Tra gli otto Obiettivi di sviluppo del Millennio (Millennium Development Goals o MDG), siglati nel 2000 e che tutti i 193 stati membri dell’Onu si sono impegnati a raggiungere entro la fine del 2015, ve n’è uno che prevede di offrire “un’educazione primaria universale, assicurando l’accesso a un ciclo completo di scuola primaria a tutti i bambini nel mondo, maschi e femmine”. Eppure, all’avvicinarsi della scadenza – e del prossimo meeting tra i leader mondiali che sigleranno i nuovi obiettivi dei futuri 15 anni – in fatto di istruzione obbligatoria i risultati ottenuti sono lontani dalle aspettative.
A denunciarlo sono le numerose Ong che operano sul campo. Secondo i dati del 2012, ancora 55 milioni di bambini sono esclusi da qualsiasi tipo di sistema scolastico. Di questi, circa 30 milioni si trovano in Africa subsahariana, circa un terzo della popolazione sotto gli 11 anni. Inoltre, il Medio oriente, il Nord Africa, l’America Latina e i Caraibi sono fermi al 95 per cento del tasso di scolarizzazione. I paesi del sud est asiatico sono in una situazione addirittura peggiore poiché hanno raggiunto la quota del 91 per cento nel 2009 e da allora non ci sono stati miglioramenti.
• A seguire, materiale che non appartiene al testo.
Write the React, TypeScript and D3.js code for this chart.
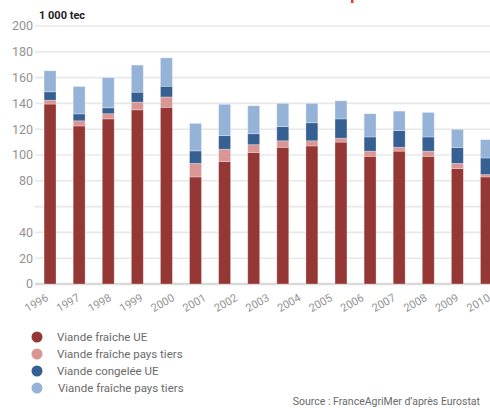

Non tutto però è negativo. I paesi in via di sviluppo in Asia centrale e orientale e in Europa hanno raggiunto gli standard prefissati dall’obiettivo. Il tasso di iscrizione a un ciclo di studi primari nei paesi in via di sviluppo, infatti, ha raggiunto quota 90 per cento nel 2012, un notevole aumento rispetto all’83 per cento del 2000 e all’80 per cento nel 1990. Inoltre, la percentuale di adulti alfabetizzati nel mondo è passata all’84 per cento rispetto al 76 per cento del 1990.
Con i nuovi obiettivi, l’impegno a garantire l’istruzione universale per i bambini e le bambine entro il 2030 è iscritto nel quarto obiettivo di sviluppo sostenibile (Sdgs) con una formula più completa rispetto alla precedente versione grazie alla presenza degli aggettivi “inclusiva” ed “equa”. Il fine è quello di superare ogni forma di discriminazione, comprese quelle basate sulla disabilità, sul genere, sulla razza, sulla religione, sulla lingua, sull’orientamento sessuale e sullo status socio-economico e di rendere la cultura accessibile a tutti.